|
What is the general format of the weblogs available at Panix?
The Panix webserver logs are available in two different formats: the Panix Oldstyle Log Format (POLF) and the Extended Common Log Format (XCLF). In each case, the raw information pertaining to traffic on each webserver is processed once an hour by a program that reads the data from each webserver in turn, separates the information by website-owner, and appends the relevant data to each website-owner's logfile. As a result, the data in your weblog will be almost, but not completely, chronological. They will be grouped in chunks that follow each other chronologically, each chunk representing an hour's worth of data. Within each chunk will appear fist all the data (for that hour) from one webserver, then from another, and so on. Thus, if your webpages were accessed from two different webservers in the span of one hour, all the accesses from one of the webservers, S1, will precede in the given chunk all the accesses from the other webserver, S2, even though some of the S1 accesses may have happened later within the hour that some of the S2 accesses.
Most of the log-processing programs do not require that the logs be in strict chronological order. If, for some reason, you do need your log to be strictly chronological, you can try to use the program weblogsort (consult the man page for how to use it).
How do I find out who's been downloading my webpages?
There are a few generally available utilities you can use for obtaining information from the Panix webserver logs, including which of your pages were accessed and what machine(s) requested them:
What are Squids, and how do they relate to the data in my weblogs?
Panix uses a number of webservers, known as Squids, which serve as web accelerators. The squids cache web pages as they are served, and if a later request is made for a cached page and the actual page has not changed, the page is served from the cache rather than from the "main" web server on which the original page resides. When this happens, duplicate log entries are created for the given request: one for the "main" web server, recording the request, and the other for the squid which actually served the page. The log entry for the "main" web server will not show any bytes transferred.
Both getlogs and getclogs, when invoked without any command-line parameters, will output only those weblog entries which pertain to the "main" web servers. This means that the actual number of "hits" listed in the output will be accurate, and so will the number of requests for each specific file. However, the number of bytes transferred may be highly inaccurate, since the output will not contain any entries pertaining to actual transfers from the squids. The requests that were actually serviced by the squids will look as if no bytes, or very few bytes, were transferred.
If you need to get, from your weblogs, an accurate count of bytes transferred (the byte-count that is reflected in your bill), you can do so by using the -a switch to getlogs or getclogs. Be aware, however, that this output will show an inflated number of hits and file-accesses, since there will be two log entries for each of the requests that were serviced by the squids.
How do I find out which of my webpages are getting traffic?

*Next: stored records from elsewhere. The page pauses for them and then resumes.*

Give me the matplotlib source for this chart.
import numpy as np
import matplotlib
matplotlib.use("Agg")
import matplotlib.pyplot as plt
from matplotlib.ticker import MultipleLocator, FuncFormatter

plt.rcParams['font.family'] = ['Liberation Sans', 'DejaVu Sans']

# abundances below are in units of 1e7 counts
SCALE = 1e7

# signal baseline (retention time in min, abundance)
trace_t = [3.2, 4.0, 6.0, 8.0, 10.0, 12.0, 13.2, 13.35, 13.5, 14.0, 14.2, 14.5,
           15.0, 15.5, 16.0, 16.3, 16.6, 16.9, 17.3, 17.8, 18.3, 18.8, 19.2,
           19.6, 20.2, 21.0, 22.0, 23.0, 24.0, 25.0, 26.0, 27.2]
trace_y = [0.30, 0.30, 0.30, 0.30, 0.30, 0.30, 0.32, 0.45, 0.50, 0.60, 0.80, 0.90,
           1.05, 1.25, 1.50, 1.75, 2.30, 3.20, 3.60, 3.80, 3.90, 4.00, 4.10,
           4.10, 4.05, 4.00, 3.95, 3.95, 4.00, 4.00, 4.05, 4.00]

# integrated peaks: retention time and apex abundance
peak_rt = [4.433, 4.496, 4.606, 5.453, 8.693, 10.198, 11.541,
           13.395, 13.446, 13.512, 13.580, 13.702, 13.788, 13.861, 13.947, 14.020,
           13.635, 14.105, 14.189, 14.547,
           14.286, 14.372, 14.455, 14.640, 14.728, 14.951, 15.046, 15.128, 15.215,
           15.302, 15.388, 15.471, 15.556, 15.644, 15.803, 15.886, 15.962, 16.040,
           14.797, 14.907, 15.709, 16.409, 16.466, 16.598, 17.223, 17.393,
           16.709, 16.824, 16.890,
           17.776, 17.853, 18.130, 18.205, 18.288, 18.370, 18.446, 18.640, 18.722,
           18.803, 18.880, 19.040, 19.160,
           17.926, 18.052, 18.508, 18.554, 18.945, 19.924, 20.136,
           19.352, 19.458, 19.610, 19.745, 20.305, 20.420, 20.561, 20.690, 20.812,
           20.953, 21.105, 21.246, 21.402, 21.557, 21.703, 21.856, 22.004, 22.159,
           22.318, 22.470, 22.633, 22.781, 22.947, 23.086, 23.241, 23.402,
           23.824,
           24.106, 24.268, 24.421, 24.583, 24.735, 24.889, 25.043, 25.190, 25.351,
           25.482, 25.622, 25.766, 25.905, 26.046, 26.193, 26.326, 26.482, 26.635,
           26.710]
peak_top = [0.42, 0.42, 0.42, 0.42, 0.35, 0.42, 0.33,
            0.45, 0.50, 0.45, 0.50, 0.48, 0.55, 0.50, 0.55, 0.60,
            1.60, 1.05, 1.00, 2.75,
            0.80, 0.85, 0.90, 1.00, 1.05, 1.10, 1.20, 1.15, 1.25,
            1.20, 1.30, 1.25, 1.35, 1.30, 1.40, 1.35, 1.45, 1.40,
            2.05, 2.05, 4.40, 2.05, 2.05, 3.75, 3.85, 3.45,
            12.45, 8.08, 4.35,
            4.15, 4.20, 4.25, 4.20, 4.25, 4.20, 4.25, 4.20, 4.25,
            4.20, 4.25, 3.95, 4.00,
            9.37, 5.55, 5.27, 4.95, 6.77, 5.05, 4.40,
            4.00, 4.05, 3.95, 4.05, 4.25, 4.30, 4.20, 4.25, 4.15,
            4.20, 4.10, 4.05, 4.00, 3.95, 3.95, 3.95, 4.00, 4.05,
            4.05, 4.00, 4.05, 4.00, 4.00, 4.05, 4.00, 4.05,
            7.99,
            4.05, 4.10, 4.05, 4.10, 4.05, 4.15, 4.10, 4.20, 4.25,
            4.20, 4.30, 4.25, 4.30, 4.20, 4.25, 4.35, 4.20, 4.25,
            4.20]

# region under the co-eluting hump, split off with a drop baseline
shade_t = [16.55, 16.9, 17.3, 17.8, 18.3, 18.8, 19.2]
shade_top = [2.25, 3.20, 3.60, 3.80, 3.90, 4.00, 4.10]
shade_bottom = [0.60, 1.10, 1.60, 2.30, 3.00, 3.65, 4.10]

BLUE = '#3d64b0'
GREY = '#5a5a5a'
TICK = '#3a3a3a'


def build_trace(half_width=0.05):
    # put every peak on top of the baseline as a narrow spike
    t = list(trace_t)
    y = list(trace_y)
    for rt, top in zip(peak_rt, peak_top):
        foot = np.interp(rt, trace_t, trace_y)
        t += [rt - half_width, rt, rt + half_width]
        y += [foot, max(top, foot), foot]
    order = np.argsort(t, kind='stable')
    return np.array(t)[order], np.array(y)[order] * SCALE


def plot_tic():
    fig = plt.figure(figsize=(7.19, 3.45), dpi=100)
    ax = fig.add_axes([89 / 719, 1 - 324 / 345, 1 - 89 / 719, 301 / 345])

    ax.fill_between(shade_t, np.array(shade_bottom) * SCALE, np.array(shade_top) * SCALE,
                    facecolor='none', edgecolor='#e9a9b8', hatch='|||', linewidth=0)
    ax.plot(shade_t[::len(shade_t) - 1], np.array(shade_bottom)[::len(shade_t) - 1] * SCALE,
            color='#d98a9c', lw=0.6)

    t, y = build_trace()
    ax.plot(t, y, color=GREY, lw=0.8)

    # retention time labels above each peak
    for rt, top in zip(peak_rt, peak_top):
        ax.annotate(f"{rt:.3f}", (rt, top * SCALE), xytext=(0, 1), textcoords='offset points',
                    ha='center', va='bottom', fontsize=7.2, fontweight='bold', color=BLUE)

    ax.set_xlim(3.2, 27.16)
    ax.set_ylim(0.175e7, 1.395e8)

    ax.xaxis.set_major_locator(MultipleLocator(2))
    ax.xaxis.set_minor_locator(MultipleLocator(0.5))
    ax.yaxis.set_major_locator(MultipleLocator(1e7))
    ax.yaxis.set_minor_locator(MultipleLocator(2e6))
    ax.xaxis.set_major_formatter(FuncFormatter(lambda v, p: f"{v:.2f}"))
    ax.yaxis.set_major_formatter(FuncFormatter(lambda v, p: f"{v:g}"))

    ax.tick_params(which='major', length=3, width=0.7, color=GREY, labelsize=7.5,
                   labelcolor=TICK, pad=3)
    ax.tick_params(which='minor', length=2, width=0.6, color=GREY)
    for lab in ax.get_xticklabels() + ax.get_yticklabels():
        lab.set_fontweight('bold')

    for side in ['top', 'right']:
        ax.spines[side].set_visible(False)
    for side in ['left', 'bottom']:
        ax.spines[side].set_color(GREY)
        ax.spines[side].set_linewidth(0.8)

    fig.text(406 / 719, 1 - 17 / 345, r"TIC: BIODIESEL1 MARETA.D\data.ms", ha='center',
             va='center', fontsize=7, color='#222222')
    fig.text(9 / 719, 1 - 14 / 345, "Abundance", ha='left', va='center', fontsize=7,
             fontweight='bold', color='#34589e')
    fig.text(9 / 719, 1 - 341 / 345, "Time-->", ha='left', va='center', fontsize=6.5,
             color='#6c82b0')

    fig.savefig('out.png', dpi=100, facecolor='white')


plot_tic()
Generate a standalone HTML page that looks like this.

Having found out which of your pages were hit, there are currently two Panix utilities available for processing log information and generating a meaningful statistics file:
If you would instead prefer to use third-party webstats program (e.g., WebTrends, FunnelWeb, Analog, etc.), the input format you will want is almost certainly XCLF - which you can obtain either by using getclogs to produce the logs, or by using pwlog to covert from POLF to XCLF.
How do I get user email addresses from the logs?
In short, you don't. At best, the logs can only tell you what machine was used when your page(s) were browsed, or an intermediary "gateway" machine. By making use of CGI scripts and Server Side Includes, you can attempt to obtain an e-mail address from an environment variable, but most browsers do not pass this information due to privacy considerations.
Thus, you probably need to create a feedback form for users to fill out and a CGI script to process it. Once that's done, you then have to rely on them to a) bother to fill it out and b) not lie when they do so.
How do I find out where my Web traffic is coming from?
The Panix weblogs, in either format, include "HTTP_REFERER" info, which indicates, for each access to one of your webpages, the webpage (yours or somebody else's) that "sent" the visitor to your webpage. An analysis of this data is included in both pwstat programs.
An alternative approach is to track referrals to specific pages in your website by using Server Side Includes. In short, in whichever pages you want to track referral information, place an SSI that execs a script either by cgi or cmd. For example,
<!--#exec cgi="/pcgi-bin/reflogger.cgi"-->
All your script has to do is record the DOCUMENT_URI and HTTP_REFERER environment variables to a file. You'll probably want to write another script which reduces the content in your referrer log file to something more readable, but that's up to you.